The other important moment concerns the first meal he ever cooked - a roast chicken. Jamie was 13. At the time, he was in a remedial English class. 'Everything was academic and I'm not good at academic at all,' he told me. But he made this meal for his father, who was, of course, a chef.

'I had a fantastic dad,' said Jamie, 'I mean he certainly wasn't detrimental or critical about me. But because I wasn't ever a kid who did very well at school, I wasn't used to shit-loads of praise.

I cooked this meal and he just patted me on the back and said, "Well done, son, that was flipping amazing."'

You wonder what Jamie's childhood would have been like if cooking had been compulsory at school. He'd have felt a lot better about himself. In any case, he left school at 16, went to catering college, and got a job in the kitchen of the River Café in Chelsea, which is where he first got spotted by a TV producer. What was he like? Rose Gray, one of the chef/proprietors at the River Café and Jamie's first boss, described the 20-year-old Jamie as 'a chirpy little boy'. When it came to food, she told me, he was 'intuitive'. You can describe a dish to him, she said, in terms of taste and consistency, and he'll work out a way to cook it.

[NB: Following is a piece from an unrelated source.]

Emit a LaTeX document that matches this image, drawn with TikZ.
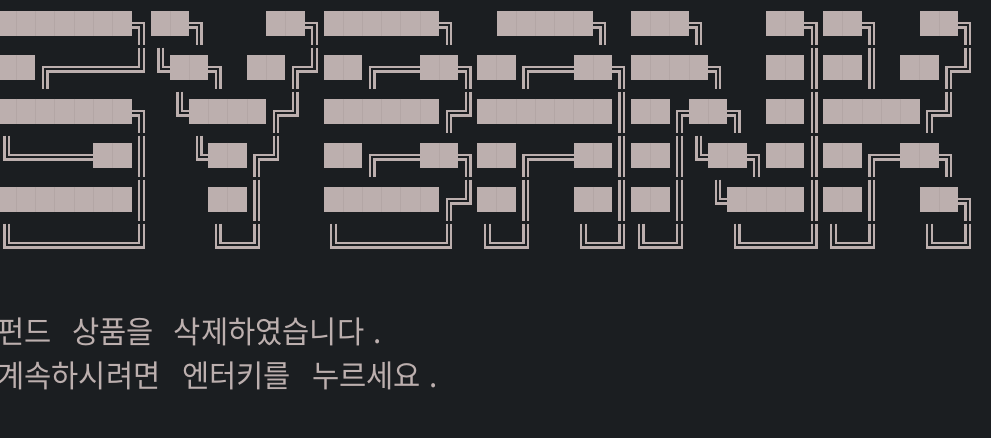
\documentclass[tikz,border=0pt]{standalone}
\usepackage{fontspec}
\newfontfamily\krfont{Noto Sans CJK KR}[FakeStretch=0.954]
\definecolor{bgcol}{HTML}{1B1E21}
\definecolor{inkcol}{HTML}{BCAFAE}
\definecolor{seamcol}{HTML}{B3A6A5}
\newcount\artcol
\newif\ifprevblock
\def\cw{19.22}
\def\xoff{-3}
\def\dd{2.3}
\newcommand\artrow[2]{\def\artr{#1}\artcol=0 \prevblockfalse\artscan#2\relax}
\def\artscan#1{\ifx#1\relax\else\artcell{#1}\advance\artcol by 1 \expandafter\artscan\fi}
\def\artcell#1{%
  \pgfmathsetmacro\xa{\xoff+\the\artcol*\cw}%
  \pgfmathsetmacro\xb{\xa+\cw}%
  \pgfmathsetmacro\xc{\xa+9.9}%
  \pgfmathsetmacro\yc{25.3+44*\artr}%
  \pgfmathsetmacro\ya{11+44*\artr}%
  \pgfmathsetmacro\yb{35.7+44*\artr}%
  \pgfmathsetmacro\yt{\yc-21.6}%
  \pgfmathsetmacro\ybt{\yc+19.7}%
  \csname artc#1\endcsname}
% full block
\expandafter\def\csname artcX\endcsname{%
  \fill[blockfill] (\xa-0.05,\ya) rectangle (\xb+0.05,\yb);
  \ifprevblock\draw[seam] (\xa,\ya) -- (\xa,\yb);\fi
  \prevblocktrue}
% space
\expandafter\def\csname artc.\endcsname{\prevblockfalse}
% double horizontal
\expandafter\def\csname artc-\endcsname{%
  \draw[boxline] (\xa,\yc-\dd) -- (\xb,\yc-\dd);
  \draw[boxline] (\xa,\yc+\dd) -- (\xb,\yc+\dd);
  \prevblockfalse}
% double vertical
\expandafter\def\csname artcI\endcsname{%
  \draw[boxline] (\xc-\dd,\yt) -- (\xc-\dd,\ybt);
  \draw[boxline] (\xc+\dd,\yt) -- (\xc+\dd,\ybt);
  \prevblockfalse}
% top right corner
\expandafter\def\csname artc7\endcsname{%
  \draw[boxline] (\xa,\yc-\dd) -- (\xc+\dd,\yc-\dd) -- (\xc+\dd,\ybt);
  \draw[boxline] (\xa,\yc+\dd) -- (\xc-\dd,\yc+\dd) -- (\xc-\dd,\ybt);
  \prevblockfalse}
% top left corner
\expandafter\def\csname artcr\endcsname{%
  \draw[boxline] (\xb,\yc-\dd) -- (\xc-\dd,\yc-\dd) -- (\xc-\dd,\ybt);
  \draw[boxline] (\xb,\yc+\dd) -- (\xc+\dd,\yc+\dd) -- (\xc+\dd,\ybt);
  \prevblockfalse}
% bottom left corner
\expandafter\def\csname artcL\endcsname{%
  \draw[boxline] (\xc-\dd,\yt) -- (\xc-\dd,\yc+\dd) -- (\xb,\yc+\dd);
  \draw[boxline] (\xc+\dd,\yt) -- (\xc+\dd,\yc-\dd) -- (\xb,\yc-\dd);
  \prevblockfalse}
% bottom right corner
\expandafter\def\csname artcJ\endcsname{%
  \draw[boxline] (\xc+\dd,\yt) -- (\xc+\dd,\yc+\dd) -- (\xa,\yc+\dd);
  \draw[boxline] (\xc-\dd,\yt) -- (\xc-\dd,\yc-\dd) -- (\xa,\yc-\dd);
  \prevblockfalse}
\begin{document}
\begin{tikzpicture}[x=1pt,y=-1pt,
  blockfill/.style={fill=inkcol},
  seam/.style={draw=seamcol,line width=0.5pt},
  boxline/.style={draw=inkcol,line width=2.3pt,line cap=butt,line join=miter},
  krtext/.style={font=\krfont\fontsize{31}{36}\selectfont,text=inkcol,inner sep=0pt,anchor=base west},
  krdot/.style={font=\krfont\fontsize{31}{36}\selectfont,text=inkcol,inner sep=0pt,anchor=base}]
\fill[bgcol] (0,0) rectangle (991,438);
\useasboundingbox (0,0) rectangle (991,438);
% banner "SYBANK" in ANSI-shadow style
\artrow{0}{XXXXXXX7XX7...XX7XXXXXX7..XXXXX7.XXX7...XX7XX7..XX7}
\artrow{1}{XXr----JLXX7.XXrJXXr--XX7XXr--XX7XXXX7..XXIXXI.XXrJ}
\artrow{2}{XXXXXXX7.LXXXXrJ.XXXXXXrJXXXXXXXIXXrXX7.XXIXXXXXrJ.}
\artrow{3}{L----XXI..LXXrJ..XXr--XX7XXr--XXIXXILXX7XXIXXr-XX7.}
\artrow{4}{XXXXXXXI...XXI...XXXXXXrJXXI..XXIXXI.LXXXXIXXI..XX7}
\artrow{5}{L------J...L-J...L-----J.L-J..L-JL-J..L---JL-J..L-J}
% message lines
\node[krtext] (m1a) at (-3,343.5) {펀드};
\node[krtext] (m1b) at (72,343.5) {상품을};
\node[krtext] (m1c) at (173.7,343.5) {삭제하였습니다};
\node[krdot]  (m1d) at (377.5,343.5) {.};
\node[krtext] (m2a) at (-3,387.5) {계속하시려면};
\node[krtext] (m2b) at (182,387.5) {엔터키를};
\node[krtext] (m2c) at (312,387.5) {누르세요};
\node[krdot]  (m2d) at (433.3,387.5) {.};
\end{tikzpicture}
\end{document}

She described his food as 'eclectic'. When I asked her how she would describe him as a chef, one of the words she used was 'Australian'.

It's 10 years since Jamie made The Naked Chef. 'When I look back on it,' he says, 'I think: funny haircut and all that, but that was me when I was 21, and I was being probably like you were when you were 21. I suppose I can make all the excuses I like. But that was me. But the one thing I did - it was me, at home, my friends, my family, down the market, people that I had relationships with, and sort of breaking it down in ways people could understand - people like students and young parents, not just food lovers.'

He sits in his big office, waving his arms around, generally happy with himself, less and less relaxed as the interview goes on. He has a frighteningly busy day - photo session, some writing, a consultation with Sainsbury's 'to talk about fish'.

But what he really wants to talk about is what he might be able to do in the next decade. He wants cookery to be taught in schools as a compulsory subject. Of course, when people learn about food, they learn about other important things, too - geography, for instance, and history.

'Let's do this properly,' says Jamie. 'Crack team. Headhunt, headhunt. This is Great Britain. We used to be able to do this stuff. That's my dream. Do it properly. If they wanted me. Time, for free. Unconditionally. For as long as you want.'

He looks at me and says, 'There. I'm ranting again.' OFM

· Fifteen in Cornwall opens on 18 May.